Comme l'assoiffé va à la fontaine, Jacques Pibot va quotidiennement à "la ligne verticale" ! Cette phrase qui pourrait sembler une boutade résume dans son cas la conclusion d'une longue réflexion de l'artiste sur son travail pictural : il dessinait autrefois des paysages dans lesquels on aurait dû lire les signes avant-coureurs de sa démarche actuelle ; car "paysages" était déjà trop fort : tel un photographe qui resserrerait son objectif sur un point infime, Jacques Pibot plantait au centre de la toile une unique tente perdue au milieu de l'immensité ondoyante de la steppe : l'essentiel, en somme, le lieu minimal où régnait la vie ! 

 

C'était encore trop pour l'artiste Mal à l'aise dans les arcanes des styles, des modes…, sa création lui était aussi inconfortable que porter la veste d'un autre ! Il a donc décidé de se dépouiller de ses "oripeaux", entrer dans un espace pictural abstrait, dont il s'est précisé les règles fondamentales : "Répéter chaque jour le même trait ; s'enfermer dans une contrainte telle qu'il soit OBLIGÉ d'y trouver une totale liberté". Cette démarche, considérée par un tiers, semble a priori stérile, en tout cas restrictive. Mais c'est le premier paradoxe de l'œuvre de Jacques Pibot que, plus il réduit les signes, plus il se sent libre et épanoui ! C'est pourquoi, depuis huit ans, sans souci de répétitivité -s'y complaisant au contraire- il travaille sur papier à partir d'une ligne verticale, dressée sur un fond pré-travaillé au pinceau encré.

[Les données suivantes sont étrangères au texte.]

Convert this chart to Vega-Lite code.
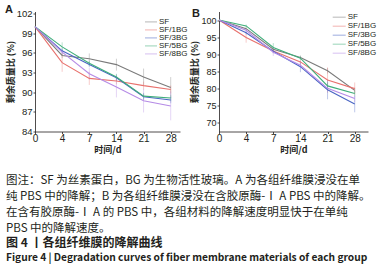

L'absorption irrégulière du liquide par le support, crée un "monde" aléatoire sur lequel cette ligne nettement affirmée apporte une double connotation : la première est évidemment le "partage" strict de la feuille, l'autre étant que cette ligne nécessairement verticale devient totem, colonne, arbre, impliquant un artiste debout, agissant. 

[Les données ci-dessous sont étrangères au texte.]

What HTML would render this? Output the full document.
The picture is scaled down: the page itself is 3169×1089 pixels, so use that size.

          Le second paradoxe, comme la lutte de la vie et de la mort, appelle la ligne horizontale : le dessin ainsi quadrillé, l'incommunicabilité solidement établie, la prison "dûment grillagée", l'artiste commence à trouver sa respiration. Il part en quête de lui-même par une série de très fines scarifications qui entraînent son œil d'un "lieu" à un autre, établissant ses droits de passage. Et le voilà sûr de lui, dans la sérénité d'une journée bien commencée, puisque, en supprimant la nécessité narrative, il a du même coup supprimé l'angoisse de la page blanche ! Il peut alors se permettre quelques "sorties" inattendues : surligner telle tache, coller telle surface-contraste, s'autoriser telle page de guillochures, etc. Tout cela se passe dans le cadre d'un rituel bien établi comparable au retour cyclique des saisons, sans risque de bousculer ses certitudes, de l'extraire du "vaisseau" dans lequel il effectue son parcours quotidien. 

 

Cette circumnavigation lui permet d'user d'un dernier paradoxe, le choix des titres de ses œuvres : non des redondances ou des justifications de ses créations abstraites, mais des images très "visuelles". Ces sortes d'échos poétiques, "bruissement nacré", "Désert scarifié par un géomètre", "gris, soyeux vent de steppe", etc. corroborent le fait qu'en ses murs volontaires, l'artiste est vigilant, tous les sens en éveil ! 

Jeanine RIVAIS

 

CE TEXTE A ETE ECRIT EN 1995 A L'OCCASION D'UNE EXPOSITION DE L'ARTISTE A L'UDAC Paris.